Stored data
● ● ●

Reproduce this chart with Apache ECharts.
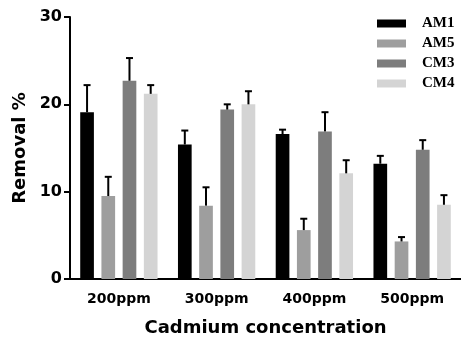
<!DOCTYPE html>
<html>
<head>
<meta charset="utf-8">
<script src="https://cdn.jsdelivr.net/npm/echarts@6/dist/echarts.min.js"></script>
<style>html,body{margin:0;padding:0;background:#fff}#c{width:461px;height:345px}</style>
</head>
<body>
<div id="c"></div>
<script>
var categories = ['200ppm', '300ppm', '400ppm', '500ppm'];
var seriesNames = ['AM1', 'AM5', 'CM3', 'CM4'];
var AM1 = [19.1, 15.4, 16.6, 13.2];
var AM5 = [9.5, 8.4, 5.6, 4.3];
var CM3 = [22.7, 19.4, 16.9, 14.8];
var CM4 = [21.2, 20.0, 12.1, 8.5];
var AM1_err = [3.1, 1.6, 0.5, 0.9];
var AM5_err = [2.2, 2.1, 1.3, 0.5];
var CM3_err = [2.6, 0.6, 2.2, 1.1];
var CM4_err = [1.0, 1.5, 1.5, 1.1];
var yTicks = [0, 10, 20, 30];

var values = [AM1, AM5, CM3, CM4];
var errs = [AM1_err, AM5_err, CM3_err, CM4_err];
var colors = ['#000000', '#9e9e9e', '#7d7d7d', '#d4d4d4'];
var BAR_PCT = 0.14, GAP = 0.55;

var errData = [];
for (var s = 0; s < 4; s++) {
  for (var i = 0; i < categories.length; i++) {
    errData.push([i, s, values[s][i], values[s][i] + errs[s][i]]);
  }
}

var series = seriesNames.map(function (n, s) {
  return {
    name: n, type: 'bar', data: values[s],
    barWidth: (BAR_PCT * 100) + '%', barGap: (GAP * 100) + '%',
    itemStyle: { color: colors[s] }
  };
});
series.push({
  type: 'custom', z: 10, silent: true,
  data: errData,
  renderItem: function (params, api) {
    var ci = api.value(0), si = api.value(1);
    var bandW = api.size([1, 0])[0];
    var bw = bandW * BAR_PCT;
    var step = bw * (1 + GAP);
    var base = api.coord([ci, api.value(2)]);
    var top = api.coord([ci, api.value(3)]);
    var x = base[0] + (si - 1.5) * step;
    var cap = 3.5;
    return {
      type: 'group',
      children: [
        { type: 'line', shape: { x1: x, y1: base[1], x2: x, y2: top[1] }, style: { stroke: '#000', lineWidth: 2 } },
        { type: 'line', shape: { x1: x - cap, y1: top[1], x2: x + cap, y2: top[1] }, style: { stroke: '#000', lineWidth: 2 } }
      ]
    };
  }
});

var chart = echarts.init(document.getElementById('c'), null, { renderer: 'canvas' });
chart.setOption({
  animation: false,
  backgroundColor: '#fff',
  grid: { left: 70, top: 17, width: 396, bottom: 66, containLabel: false },
  legend: {
    data: seriesNames, orient: 'vertical', left: 377, top: 16, padding: 0,
    itemWidth: 29, itemHeight: 8, itemGap: 5,
    textStyle: { fontFamily: 'Liberation Serif', fontWeight: 'bold', fontSize: 15, color: '#000', lineHeight: 15, padding: [0, 0, 0, 11] },
    icon: 'rect'
  },
  xAxis: {
    type: 'category', data: categories,
    name: 'Cadmium concentration', nameLocation: 'middle', nameGap: 40,
    nameTextStyle: { fontFamily: 'DejaVu Sans', fontWeight: 'bold', fontSize: 18, color: '#000' },
    axisLine: { lineStyle: { color: '#000', width: 2 } },
    axisTick: { alignWithLabel: true, length: 5, lineStyle: { color: '#000', width: 2 } },
    axisLabel: { fontFamily: 'DejaVu Sans', fontWeight: 'bold', fontSize: 14, color: '#000', margin: 13 }
  },
  yAxis: {
    type: 'value', min: yTicks[0], max: yTicks[yTicks.length - 1], interval: 10,
    name: 'Removal %', nameLocation: 'middle', nameGap: 40,
    nameTextStyle: { fontFamily: 'DejaVu Sans', fontWeight: 'bold', fontSize: 18, color: '#000' },
    splitLine: { show: false },
    axisLine: { show: true, lineStyle: { color: '#000', width: 2 } },
    axisTick: { show: true, length: 6, lineStyle: { color: '#000', width: 2 } },
    axisLabel: { fontFamily: 'DejaVu Sans', fontWeight: 'bold', fontSize: 16, color: '#000', margin: 8 }
  },
  series: series
});
</script>
</body>
</html>
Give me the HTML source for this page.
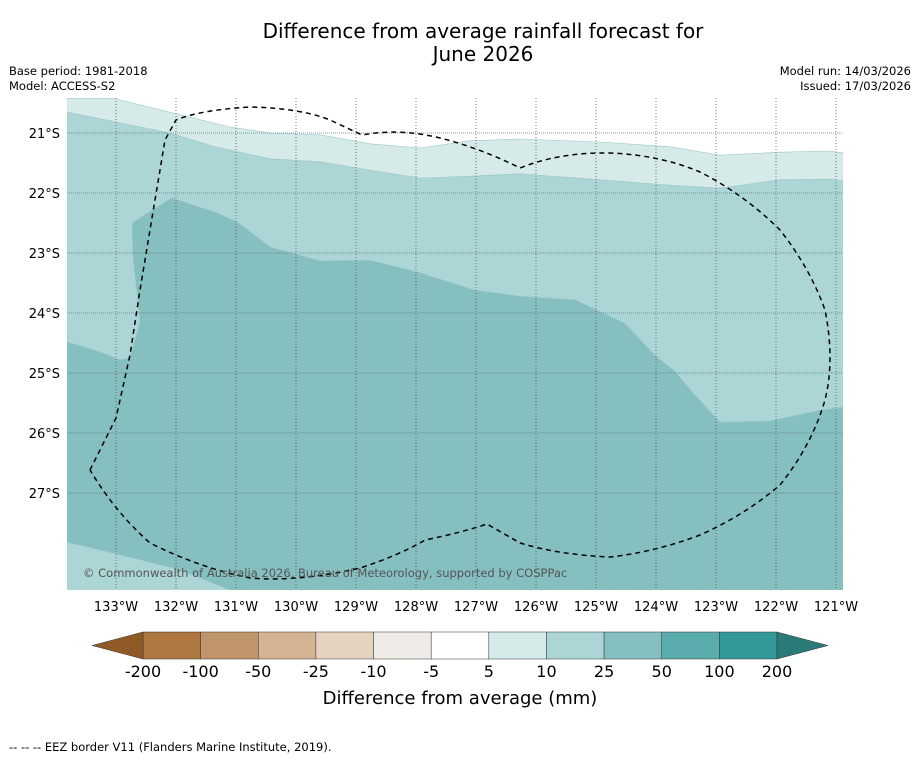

● ● ●

=== GOAL OF THE EXERCISE ===
Write down every line from the opening of the listing to the line with "var BAR_PCT = 0.14, GAP = 0.55;", both included, and nothing else; the pictures are omitted.

=== RESPONSE TO THE TASK ===
Reproduce this chart with Apache ECharts.
<!DOCTYPE html>
<html>
<head>
<meta charset="utf-8">
<script src="https://cdn.jsdelivr.net/npm/echarts@6/dist/echarts.min.js"></script>
<style>html,body{margin:0;padding:0;background:#fff}#c{width:461px;height:345px}</style>
</head>
<body>
<div id="c"></div>
<script>
var categories = ['200ppm', '300ppm', '400ppm', '500ppm'];
var seriesNames = ['AM1', 'AM5', 'CM3', 'CM4'];
var AM1 = [19.1, 15.4, 16.6, 13.2];
var AM5 = [9.5, 8.4, 5.6, 4.3];
var CM3 = [22.7, 19.4, 16.9, 14.8];
var CM4 = [21.2, 20.0, 12.1, 8.5];
var AM1_err = [3.1, 1.6, 0.5, 0.9];
var AM5_err = [2.2, 2.1, 1.3, 0.5];
var CM3_err = [2.6, 0.6, 2.2, 1.1];
var CM4_err = [1.0, 1.5, 1.5, 1.1];
var yTicks = [0, 10, 20, 30];

var values = [AM1, AM5, CM3, CM4];
var errs = [AM1_err, AM5_err, CM3_err, CM4_err];
var colors = ['#000000', '#9e9e9e', '#7d7d7d', '#d4d4d4'];
var BAR_PCT = 0.14, GAP = 0.55;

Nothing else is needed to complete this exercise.